It was late last Thursday night in Charlotte, well after the celebrating in the locker room subsided and well after most of his teammates had already gotten on the bus to take them to the airport. 

Eagles special teams captain Chris Maragos, with a heavy brace on his right leg, emerged from the visitors' locker room and limped through the cement bowels of Bank of America Stadium. The pissed off look plastered on his face as he left the field after injuring his right knee in the fourth quarter had given way to a look of resignation. He knew. 

Maragos was officially placed on injured reserve Thursday, which means the Eagles will have to continue what they hope will be a magical season without one of their unquestioned leaders. 

"It was rough, man," said fellow special teamer Najee Goode, who collided with Maragos on the play that injured him. "That's my dawg. Chris is a beast. He brings a lot of energy to special teams. But we're going to replace him. He's still going to be there, making sure we do what we need to do." 

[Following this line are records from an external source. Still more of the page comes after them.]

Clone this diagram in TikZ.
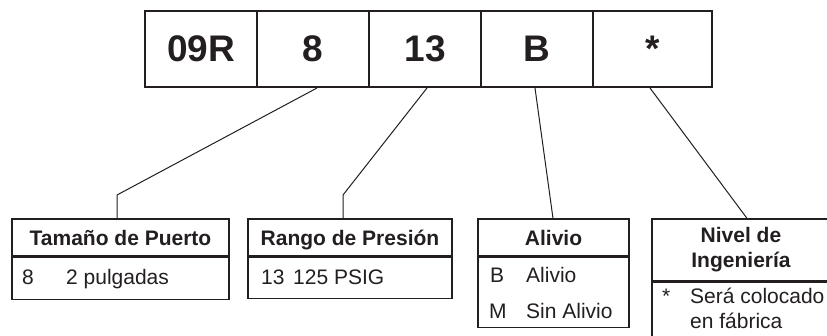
\documentclass[tikz,border=0pt]{standalone}
\usepackage{fontspec}
\setmainfont{Liberation Sans}
\definecolor{ink}{HTML}{231F20}
\begin{document}
\begin{tikzpicture}[x=1pt,y=-1pt,
  cell/.style={draw=ink,line width=2pt,minimum width=112pt,minimum height=76pt,inner sep=0pt,text=ink,font=\fontsize{37}{40}\selectfont\bfseries},
  boxpart/.style={draw=ink,line width=1.3pt,inner sep=0pt},
  hdr/.style={text=ink,font=\fontsize{21}{25}\selectfont\bfseries,align=center,inner sep=0pt},
  bodytxt/.style={text=ink,font=\fontsize{21}{24}\selectfont,anchor=base west,inner sep=0pt},
  conn/.style={draw=ink,line width=1pt}]
\useasboundingbox (0,0) rectangle (827,335);
\clip (0,0) rectangle (827,335);
\fill[white] (0,0) rectangle (827,335);
% top row
\node[cell] (c1) at (201,49) {09R};
\node[cell] (c2) at (313,49) {8};
\node[cell] (c3) at (425,49) {13};
\node[cell] (c4) at (537,49) {B};
\node[cell,minimum width=119pt] (c5) at (652.5,49) {*};
% bottom boxes
\node[boxpart,minimum width=217pt,minimum height=37pt] (h1) at (120.5,237.5) {};
\node[boxpart,minimum width=217pt,minimum height=42pt,anchor=north] (d1) at (h1.south) {};
\node[hdr,anchor=base] at (120.5,245) {Tamaño de Puerto};
\node[bodytxt] at (22,284) {8};
\node[bodytxt] at (66,284) {2 pulgadas};

\node[boxpart,minimum width=204pt,minimum height=37pt] (h2) at (350,237.5) {};
\node[boxpart,minimum width=204pt,minimum height=41pt,anchor=north] (d2) at (h2.south) {};
\node[hdr,anchor=base] at (350,245) {Rango de Presión};
\node[bodytxt] at (261,284) {13};
\node[bodytxt] at (293,284) {125 PSIG};

\node[boxpart,minimum width=151pt,minimum height=37pt] (h3) at (553.5,237.5) {};
\node[boxpart,minimum width=151pt,minimum height=70pt,anchor=north] (d3) at (h3.south) {};
\node[hdr,anchor=base] at (553.5,245) {Alivio};
\node[bodytxt] at (490,282) {B};
\node[bodytxt] at (526,282) {Alivio};
\node[bodytxt] at (489,318) {M};
\node[bodytxt] at (526,318) {Sin Alivio};

\node[boxpart,minimum width=180pt,minimum height=62pt] (h4) at (742,250) {};
\node[boxpart,minimum width=180pt,minimum height=90pt,anchor=north] (d4) at (h4.south) {};
\node[hdr] at (741,250) {Nivel de\\Ingeniería};
\node[bodytxt] at (662,303) {*};
\node[bodytxt] at (690,303) {Será colocado};
\node[bodytxt] at (690,328) {en fábrica};
% connectors
\coordinate (k1) at (117,195);
\coordinate (k2) at (343,195);
\draw[conn] ([xshift=4pt]c2.south) -- (k1) -- (k1 |- h1.north);
\draw[conn] ([xshift=2pt]c3.south) -- (k2) -- (k2 |- h2.north);
\draw[conn] ([xshift=-2pt]c4.south) -- ([xshift=-0.5pt]h3.north);
\draw[conn] ([xshift=-2.5pt]c5.south) -- ([xshift=5pt]h4.north);
\end{tikzpicture}
\end{document}
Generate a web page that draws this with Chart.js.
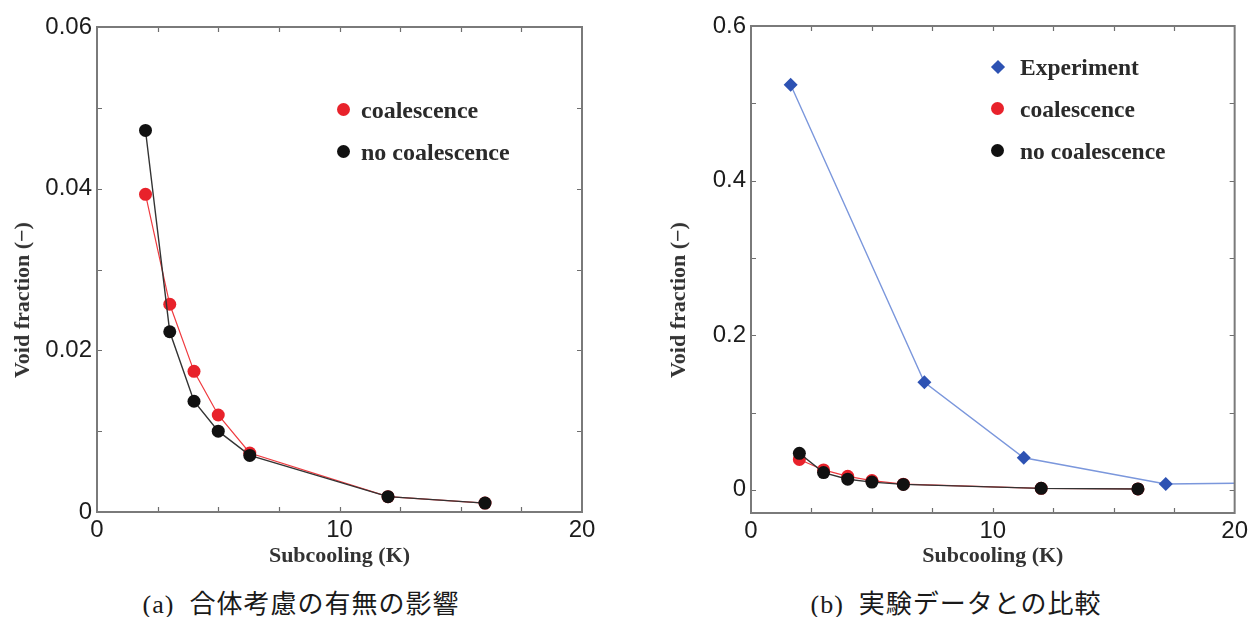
<!DOCTYPE html>
<html>
<head>
<meta charset="utf-8">
<script src="https://cdn.jsdelivr.net/npm/chart.js@4.4.1/dist/chart.umd.min.js"></script>
<style>
  html, body { margin: 0; padding: 0; background: #fff; }
  body { width: 1252px; height: 617px; position: relative; overflow: hidden; }
  .box { position: absolute; top: 0; height: 580px; }
  #boxA { left: 0; width: 620px; }
  #boxB { left: 630px; width: 622px; }
  .caption { position: absolute; top: 591px; line-height: 28px; height: 28px; font-size: 26px; font-family: "Liberation Serif", "Noto Sans CJK JP", serif; letter-spacing: 1px; color: #1a1a1a; white-space: pre; transform: translateX(-50%); }
  .ytitle { position: absolute; top: 300px; font: bold 22px "Liberation Serif", serif; color: #333; white-space: nowrap; transform: translate(-50%, -50%) rotate(-90deg); }
  .legend { position: absolute; font: bold 24px "Liberation Serif", serif; color: #2a2a2a; }
  .legend .row { position: absolute; white-space: nowrap; height: 26px; line-height: 26px; }
  .legend .mk { position: absolute; left: 0; top: 6px; width: 13px; height: 13px; border-radius: 50%; }
  .legend .dia { position: absolute; left: 2px; top: 8px; width: 10px; height: 10px; transform: rotate(45deg); background: #2d52b3; }
  .legend .tx { position: absolute; left: 24px; top: 0; }
</style>
</head>
<body>
<div class="box" id="boxA"><canvas id="chartA"></canvas></div>
<div class="box" id="boxB"><canvas id="chartB"></canvas></div>

<div class="ytitle" style="left:22px;">Void fraction (−)</div>
<div class="ytitle" style="left:678px;">Void fraction (−)</div>

<div class="legend" style="left:337px; top:97px;">
  <div class="row" style="top:0;"><span class="mk" style="background:#e8222b;"></span><span class="tx">coalescence</span></div>
  <div class="row" style="top:42px;"><span class="mk" style="background:#111;"></span><span class="tx">no coalescence</span></div>
</div>
<div class="legend" style="left:991px; top:54px; font-size:23.5px;">
  <div class="row" style="top:0;"><span class="dia"></span><span class="tx" style="left:29px;">Experiment</span></div>
  <div class="row" style="top:42px;"><span class="mk" style="background:#e8222b;"></span><span class="tx" style="left:29px;">coalescence</span></div>
  <div class="row" style="top:84px;"><span class="mk" style="background:#111;"></span><span class="tx" style="left:29px;">no coalescence</span></div>
</div>

<div class="caption" style="left:301px;">(a)  合体考慮の有無の影響</div>
<div class="caption" style="left:956px;">(b)  実験データとの比較</div>

<script>
// ---------- data ----------
const subcooling      = [2, 3, 4, 5, 6.3, 12, 16];
const coalescence     = [0.0393, 0.0257, 0.0174, 0.0120, 0.0073, 0.0019, 0.0011];
const noCoalescence   = [0.0472, 0.0223, 0.0137, 0.0100, 0.0070, 0.0019, 0.0011];
const expSubcooling   = [1.64, 7.17, 11.28, 17.15, 24];
const expVoid         = [0.524, 0.139, 0.0415, 0.0075, 0.010];

// ---------- ticks ----------
const xTickValues   = [0, 2.5, 5, 7.5, 10, 12.5, 15, 17.5, 20];
const xLabelValues  = [0, 10, 20];
const yTickValuesA  = [0, 0.01, 0.02, 0.03, 0.04, 0.05, 0.06];
const yLabelValuesA = [0, 0.02, 0.04, 0.06];
const yTickValuesB  = [0, 0.1, 0.2, 0.3, 0.4, 0.5, 0.6];
const yLabelValuesB = [0, 0.2, 0.4, 0.6];

const labelsFor = (vals, dec) => v => {
  const hit = vals.some(t => Math.abs(t - v) < 1e-9);
  if (!hit) return '';
  return v === 0 ? '0' : (dec ? v.toFixed(dec) : String(v));
};

// inward tick marks on all four sides + frame
const framePlugin = {
  id: 'frame',
  afterDatasetsDraw(chart) {
    const {ctx, chartArea: a, scales: {x, y}} = chart;
    ctx.save();
    ctx.strokeStyle = '#6e6e6e';
    ctx.lineWidth = 1.2;
    const L = 5;
    ctx.beginPath();
    x.ticks.forEach(t => {
      const px = Math.round(x.getPixelForValue(t.value)) + 0.5;
      if (px <= a.left + 1 || px >= a.right - 1) return;
      ctx.moveTo(px, a.bottom); ctx.lineTo(px, a.bottom - L);
      ctx.moveTo(px, a.top); ctx.lineTo(px, a.top + L);
    });
    y.ticks.forEach(t => {
      const py = Math.round(y.getPixelForValue(t.value)) + 0.5;
      if (py <= a.top + 1 || py >= a.bottom - 1) return;
      ctx.moveTo(a.left, py); ctx.lineTo(a.left + L, py);
      ctx.moveTo(a.right, py); ctx.lineTo(a.right - L, py);
    });
    ctx.stroke();
    ctx.strokeStyle = '#7a7a7a';
    ctx.lineWidth = 2;
    ctx.strokeRect(a.left, a.top, a.right - a.left, a.bottom - a.top);
    ctx.restore();
  }
};

const tickFont  = {family: '"Liberation Sans", Arial, sans-serif', size: 24};
const titleFont = {family: '"Liberation Serif", serif', size: 22, weight: 'bold', lineHeight: 1.1};

function makeOptions(cfg) {
  return {
    responsive: false,
    animation: false,
    events: [],
    layout: {padding: {left: 0, right: cfg.padRight, top: cfg.padTop, bottom: 12}},
    plugins: {legend: {display: false}, tooltip: {enabled: false}},
    scales: {
      x: {
        type: 'linear', min: 0, max: 20,
        afterBuildTicks: s => { s.ticks = xTickValues.map(v => ({value: v})); },
        afterFit: s => { s.height = cfg.xHeight; },
        grid: {display: false, drawTicks: false},
        border: {display: false},
        ticks: {autoSkip: false, maxRotation: 0, padding: 4, color: '#1c1c1c', font: tickFont,
                callback: labelsFor(xLabelValues, 0)},
        title: {display: true, text: 'Subcooling (K)', color: '#333', font: titleFont, padding: {top: 0, bottom: 0}}
      },
      y: {
        type: 'linear', min: cfg.yMin, max: cfg.yMax,
        afterBuildTicks: s => { s.ticks = cfg.yTicks.map(v => ({value: v})); },
        afterFit: s => { s.width = cfg.yWidth; },
        grid: {display: false, drawTicks: false},
        border: {display: false},
        ticks: {autoSkip: false, padding: 5, color: '#1c1c1c', font: tickFont,
                callback: labelsFor(cfg.yLabels, cfg.dec)},
        title: {display: false}
      }
    }
  };
}

const pts = (xs, ys) => xs.map((x, i) => ({x, y: ys[i]}));

const redSet = () => ({
  label: 'coalescence', data: pts(subcooling, coalescence), order: 2,
  borderColor: '#ef3a3f', borderWidth: 1.2, backgroundColor: '#e8222b',
  pointRadius: 6.5, pointBorderWidth: 0, pointStyle: 'circle', tension: 0
});
const blackSet = () => ({
  label: 'no coalescence', data: pts(subcooling, noCoalescence), order: 1,
  borderColor: '#333', borderWidth: 1.4, backgroundColor: '#111',
  pointRadius: 6.5, pointBorderWidth: 0, pointStyle: 'circle', tension: 0
});

const cA = document.getElementById('chartA');
cA.width = 620; cA.height = 580;
new Chart(cA, {
  type: 'line',
  data: {datasets: [redSet(), blackSet()]},
  options: makeOptions({padRight: 38, padTop: 27, xHeight: 56, yWidth: 97, yMin: 0, yMax: 0.06,
                        yTicks: yTickValuesA, yLabels: yLabelValuesA, dec: 2}),
  plugins: [framePlugin]
});

const cB = document.getElementById('chartB');
cB.width = 622; cB.height = 580;
new Chart(cB, {
  type: 'line',
  data: {datasets: [
    {label: 'Experiment', data: pts(expSubcooling, expVoid), order: 3,
     borderColor: '#7b97dc', borderWidth: 1.4, backgroundColor: '#2d52b3',
     pointRadius: 7, pointBorderWidth: 0, pointStyle: 'rectRot', tension: 0, clip: 0},
    redSet(),
    blackSet()
  ]},
  options: makeOptions({padRight: 16, padTop: 26, xHeight: 55, yWidth: 121, yMin: -0.03, yMax: 0.6,
                        yTicks: yTickValuesB, yLabels: yLabelValuesB, dec: 1}),
  plugins: [framePlugin]
});
</script>
</body>
</html>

If any team is prepared to get over the loss of a player like Maragos it might be these Eagles. They've already survived — thrived, really — after losing Darren Sproles, Ronald Darby, Rodney McLeod, Fletcher Cox, Jordan Hicks, Lane Johnson and Wendell Smallwood for varying lengths of time. 

But like when they lost Sproles for the season, the Eagles are going to miss more than just Maragos' on-field play. He's also the captain of Dave Fipp's excellent special teams' group. Maragos, one of five captains on the team, said at the time he was voted a captain that it meant more to him than any other accomplishment in his career. 

And that's saying a lot. Maragos' story is pretty amazing. He was originally a wide receiver in college until then-Wisconsin coach Bret Bielema saw Maragos track down a DB after an interception and moved him to defense on the spot. Eventually, Maragos worked his way into the NFL as an undrafted free agent and eventually won a Super Bowl with the Seahawks before coming to Philly. 

Early in his time with the Birds, Maragos actually played a significant role on defense. But when the new coaching staff arrived, it was clear his role would be on special teams, so he threw himself back into it. And he's been incredible. 

Last November, Maragos signed a three-year, $6 million extension that goes through the 2019 season and was already off to a good start in 2017. He led the Eagles in special teams snaps with 126 (74 percent) and was tied for the team lead in special teams tackles with six. 

How the heck do you replace that? 

"I don't think you'll ever be able to fill Chris' role," tight end and special teamer Trey Burton said. "He plays such a big role on special teams. He was able to do so much, but we're going to have to do something. Everybody's going to have to step up."

Head coach Doug Pederson said it will be "tough" to replace Maragos, but the team will probably do it with a committee approach at first. That means more Corey Graham and Jaylen Watkins. Even recently signed draft pick Nate Gerry will have a role if he's active. 

Perhaps the bigger loss will be Maragos' leadership. He's one of just five players on the team who has won a Super Bowl, and he's always happy to answer any questions his teammates have — about football or life. 

In his absence, Goode said he and Burton will attempt to fulfill that leadership void as much as possible. 

"It's really tough," Burton said. "That's my best friend. Him not being here, being around as much. It's tough for him too because he's out of the loop on things and doesn't really know. He would love to be here and in meetings and stuff but he's not going to be able to."

While Maragos won't be around for a while, Burton expects him to visit more once he's healed more. And he'll certainly be watching. 

"Heart's heavy, but I lift my eyes," Maragos tweeted Thursday. "I'll miss being out there with my brothers but I promise you this, I'll be back stronger!"

That's good news for 2018, but the Eagles will have to go the rest of the season without him. Maragos apparently had a message for his teammates. 

"He knows injuries happen," Goode said. "We play full speed and that's something that comes with the game. His whole thing — Chris is a great team dude — was that we keep propelling and keep getting better for the future."